Andro, a junior in the College of Arts and Sciences intending to major in both German and PPE (philosophy, politics and economics), comes to the discussion on sustainability from a humanities background. His involvement in the project came from a linguistics interest and has since sparked an interest in sustainability. His personal goal as he approached the project, he says, was an intention to ease into the scientific discussion through a linguistic bridge. This closely mirrors the purpose of the project itself: to break down the language barrier surrounding sustainability.
The Language of Sustainability project was initially developed by Professor Richter with the ultimate goal of opening it up to a worldwide project. The research team aims to analyze the various cultural and linguistic associations of the term sustainability so as to improve the global discussion on sustainable development.
So far, Andro and his fellow student researchers have reached out to an incredibly long list of academic and institutional sources worldwide. Their survey prompts each responder to provide his or her culture’s term for sustainability and then follows with questions regarding the use of the term, the origin of the term, the presence of the idea in schools and more. In their analysis, they are looking for similarities among the results as well as grouping responses by language and region.
Thus far, Andro and the team have found significant similarities by language group and have noticed a prevalence of the relevant term in developed countries. In particular, Andro is surprised that the concept of sustainability emerged simultaneously in disparate cultures and locations.

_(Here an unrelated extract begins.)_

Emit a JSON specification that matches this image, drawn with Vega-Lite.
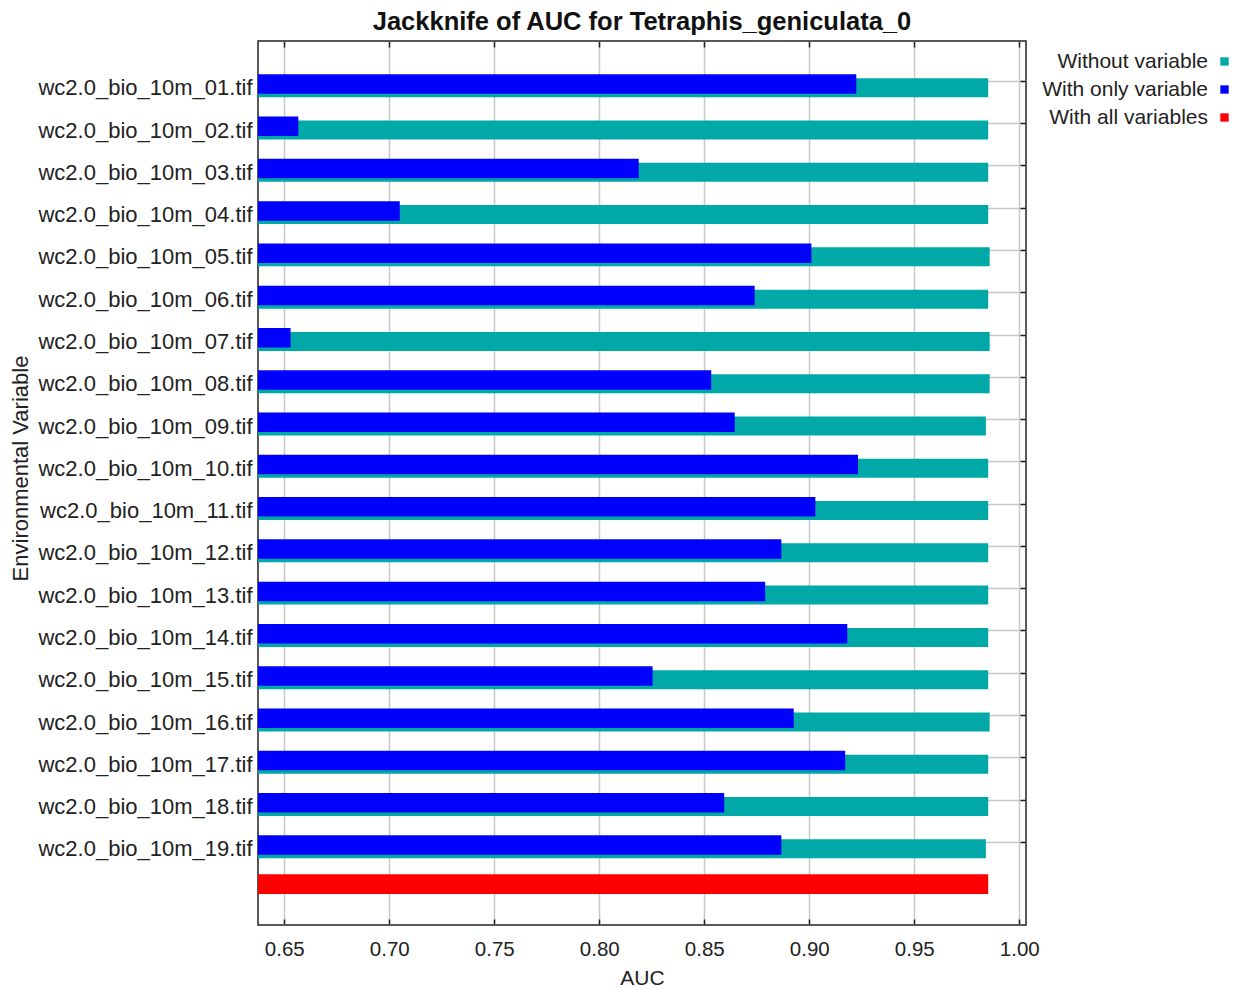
{
  "$schema": "https://vega.github.io/schema/vega-lite/v6.json",
  "width": 768,
  "height": 884,
  "autosize": {"type": "none"},
  "padding": {"left": 258, "top": 41, "right": 210, "bottom": 63},
  "background": "white",
  "config": {
    "font": "Liberation Sans",
    "view": {"stroke": "#222", "strokeWidth": 1.5},
    "axis": {"labelColor": "#222", "titleColor": "#222", "titleFontWeight": "normal", "gridColor": "#c8c8c8", "gridWidth": 1.5, "tickColor": "#222", "tickWidth": 1.5, "domain": false, "labelLimit": 0}
  },
  "title": {"text": "Jackknife of AUC for Tetraphis_geniculata_0", "fontSize": 25.5, "fontWeight": "bold", "color": "#111", "offset": 5, "font": "Liberation Sans"},
  "data": {"values": [
    {"variable": "wc2.0_bio_10m_01.tif", "series": "Without variable", "auc": 0.9852},
    {"variable": "wc2.0_bio_10m_02.tif", "series": "Without variable", "auc": 0.9852},
    {"variable": "wc2.0_bio_10m_03.tif", "series": "Without variable", "auc": 0.9852},
    {"variable": "wc2.0_bio_10m_04.tif", "series": "Without variable", "auc": 0.9852},
    {"variable": "wc2.0_bio_10m_05.tif", "series": "Without variable", "auc": 0.9859},
    {"variable": "wc2.0_bio_10m_06.tif", "series": "Without variable", "auc": 0.9852},
    {"variable": "wc2.0_bio_10m_07.tif", "series": "Without variable", "auc": 0.9859},
    {"variable": "wc2.0_bio_10m_08.tif", "series": "Without variable", "auc": 0.9859},
    {"variable": "wc2.0_bio_10m_09.tif", "series": "Without variable", "auc": 0.9841},
    {"variable": "wc2.0_bio_10m_10.tif", "series": "Without variable", "auc": 0.9852},
    {"variable": "wc2.0_bio_10m_11.tif", "series": "Without variable", "auc": 0.9852},
    {"variable": "wc2.0_bio_10m_12.tif", "series": "Without variable", "auc": 0.9852},
    {"variable": "wc2.0_bio_10m_13.tif", "series": "Without variable", "auc": 0.9852},
    {"variable": "wc2.0_bio_10m_14.tif", "series": "Without variable", "auc": 0.9852},
    {"variable": "wc2.0_bio_10m_15.tif", "series": "Without variable", "auc": 0.9852},
    {"variable": "wc2.0_bio_10m_16.tif", "series": "Without variable", "auc": 0.9859},
    {"variable": "wc2.0_bio_10m_17.tif", "series": "Without variable", "auc": 0.9852},
    {"variable": "wc2.0_bio_10m_18.tif", "series": "Without variable", "auc": 0.9852},
    {"variable": "wc2.0_bio_10m_19.tif", "series": "Without variable", "auc": 0.9841},
    {"variable": "wc2.0_bio_10m_01.tif", "series": "With only variable", "auc": 0.9224},
    {"variable": "wc2.0_bio_10m_02.tif", "series": "With only variable", "auc": 0.6567},
    {"variable": "wc2.0_bio_10m_03.tif", "series": "With only variable", "auc": 0.8188},
    {"variable": "wc2.0_bio_10m_04.tif", "series": "With only variable", "auc": 0.7050},
    {"variable": "wc2.0_bio_10m_05.tif", "series": "With only variable", "auc": 0.9010},
    {"variable": "wc2.0_bio_10m_06.tif", "series": "With only variable", "auc": 0.8740},
    {"variable": "wc2.0_bio_10m_07.tif", "series": "With only variable", "auc": 0.6530},
    {"variable": "wc2.0_bio_10m_08.tif", "series": "With only variable", "auc": 0.8533},
    {"variable": "wc2.0_bio_10m_09.tif", "series": "With only variable", "auc": 0.8645},
    {"variable": "wc2.0_bio_10m_10.tif", "series": "With only variable", "auc": 0.9232},
    {"variable": "wc2.0_bio_10m_11.tif", "series": "With only variable", "auc": 0.9029},
    {"variable": "wc2.0_bio_10m_12.tif", "series": "With only variable", "auc": 0.8867},
    {"variable": "wc2.0_bio_10m_13.tif", "series": "With only variable", "auc": 0.8790},
    {"variable": "wc2.0_bio_10m_14.tif", "series": "With only variable", "auc": 0.9181},
    {"variable": "wc2.0_bio_10m_15.tif", "series": "With only variable", "auc": 0.8254},
    {"variable": "wc2.0_bio_10m_16.tif", "series": "With only variable", "auc": 0.8926},
    {"variable": "wc2.0_bio_10m_17.tif", "series": "With only variable", "auc": 0.9171},
    {"variable": "wc2.0_bio_10m_18.tif", "series": "With only variable", "auc": 0.8595},
    {"variable": "wc2.0_bio_10m_19.tif", "series": "With only variable", "auc": 0.8867},
    {"variable": "All variables", "series": "With all variables", "auc": 0.9852}
  ]},
  "resolve": {"axis": {"x": "independent", "y": "independent"}},
  "layer": [
    {
      "transform": [{"filter": "datum.series == 'Without variable'"}],
      "mark": {"type": "bar", "height": 19, "yOffset": 6.4},
      "encoding": {
        "y": {"field": "variable", "type": "nominal",
          "scale": {"domain": ["wc2.0_bio_10m_01.tif","wc2.0_bio_10m_02.tif","wc2.0_bio_10m_03.tif","wc2.0_bio_10m_04.tif","wc2.0_bio_10m_05.tif","wc2.0_bio_10m_06.tif","wc2.0_bio_10m_07.tif","wc2.0_bio_10m_08.tif","wc2.0_bio_10m_09.tif","wc2.0_bio_10m_10.tif","wc2.0_bio_10m_11.tif","wc2.0_bio_10m_12.tif","wc2.0_bio_10m_13.tif","wc2.0_bio_10m_14.tif","wc2.0_bio_10m_15.tif","wc2.0_bio_10m_16.tif","wc2.0_bio_10m_17.tif","wc2.0_bio_10m_18.tif","wc2.0_bio_10m_19.tif","All variables"], "paddingInner": 0, "paddingOuter": 0.454},
          "axis": {"orient": "left", "title": "Environmental Variable", "titleFontSize": 22, "titleX": -231, "titleY": 427, "titleAngle": -90, "titleAlign": "center", "titleBaseline": "alphabetic", "labelFontSize": 22, "labelPadding": 6, "labelOffset": 7, "ticks": false, "grid": true,
            "values": ["wc2.0_bio_10m_01.tif","wc2.0_bio_10m_02.tif","wc2.0_bio_10m_03.tif","wc2.0_bio_10m_04.tif","wc2.0_bio_10m_05.tif","wc2.0_bio_10m_06.tif","wc2.0_bio_10m_07.tif","wc2.0_bio_10m_08.tif","wc2.0_bio_10m_09.tif","wc2.0_bio_10m_10.tif","wc2.0_bio_10m_11.tif","wc2.0_bio_10m_12.tif","wc2.0_bio_10m_13.tif","wc2.0_bio_10m_14.tif","wc2.0_bio_10m_15.tif","wc2.0_bio_10m_16.tif","wc2.0_bio_10m_17.tif","wc2.0_bio_10m_18.tif","wc2.0_bio_10m_19.tif"]}},
        "x": {"field": "auc", "type": "quantitative",
          "scale": {"domain": [0.6375, 1.0032], "zero": false, "nice": false},
          "axis": {"orient": "bottom", "title": "AUC", "titleFontSize": 21, "titlePadding": 8, "labelFontSize": 20.5, "tickSize": -6, "labelPadding": 20, "grid": true, "values": [0.65, 0.7, 0.75, 0.8, 0.85, 0.9, 0.95, 1.0], "format": ".2f"}},
        "x2": {"datum": 0.6375},
        "color": {"field": "series", "type": "nominal",
          "scale": {"domain": ["Without variable", "With only variable", "With all variables"], "range": ["#00A8A8", "#0000FF", "#FF0000"]},
          "legend": {"orient": "none", "legendX": 766, "legendY": 10, "title": null, "symbolType": "square", "symbolSize": 70, "symbolStrokeWidth": 0, "labelFontSize": 21, "labelLimit": 0, "labelColor": "#222", "labelAlign": "right", "labelOffset": -27, "symbolOffset": 190, "rowPadding": 6}}
      }
    },
    {
      "transform": [{"filter": "datum.series == 'With only variable'"}],
      "mark": {"type": "bar", "height": 19.5, "yOffset": 2.7},
      "encoding": {
        "y": {"field": "variable", "type": "nominal",
          "axis": {"orient": "right", "title": null, "labels": false, "ticks": true, "tickSize": -6, "grid": false,
            "values": ["wc2.0_bio_10m_01.tif","wc2.0_bio_10m_02.tif","wc2.0_bio_10m_03.tif","wc2.0_bio_10m_04.tif","wc2.0_bio_10m_05.tif","wc2.0_bio_10m_06.tif","wc2.0_bio_10m_07.tif","wc2.0_bio_10m_08.tif","wc2.0_bio_10m_09.tif","wc2.0_bio_10m_10.tif","wc2.0_bio_10m_11.tif","wc2.0_bio_10m_12.tif","wc2.0_bio_10m_13.tif","wc2.0_bio_10m_14.tif","wc2.0_bio_10m_15.tif","wc2.0_bio_10m_16.tif","wc2.0_bio_10m_17.tif","wc2.0_bio_10m_18.tif","wc2.0_bio_10m_19.tif"]}},
        "x": {"field": "auc", "type": "quantitative",
          "axis": {"orient": "top", "title": null, "labels": false, "tickSize": -6, "grid": false, "values": [0.65, 0.7, 0.75, 0.8, 0.85, 0.9, 0.95, 1.0]}},
        "x2": {"datum": 0.6375},
        "color": {"field": "series", "type": "nominal"}
      }
    },
    {
      "transform": [{"filter": "datum.series == 'With all variables'"}],
      "mark": {"type": "bar", "height": 19.7, "yOffset": -0.6},
      "encoding": {
        "y": {"field": "variable", "type": "nominal", "axis": null},
        "x": {"field": "auc", "type": "quantitative", "axis": null},
        "x2": {"datum": 0.6375},
        "color": {"field": "series", "type": "nominal"}
      }
    }
  ]
}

Their discoveries are numerous: they’ve found that sustainability is slowly breaking through into school curricula in Eastern Europe and South America, that African and Middle Eastern cultures associate the term most with a pure definition of sustainability, not necessarily relating it to the environment, and that North American cultures practically equate sustainability with the environment.
For Andro, the research remains periphery in his academic trajectory. While he does not anticipate seeking a career in a scientific field, he is interested in further incorporating environmental studies and exploring German environmental policy. This research project, he says, has made him significantly more aware of sustainability and related environmental issues, as well as revealed to him the linguistic intricacies of the term.
As PSO continues its partnership with CURF in 2017, Penn will fund additional research projects like Andro’s through the savings generated by the Energy Reduction Challenge. Hopefully, this will give more students the opportunity to enjoy a similar experience of discovery. Delving into new areas and finding new passions are cornerstones of a Penn education, and PSO is proud to help empower student research.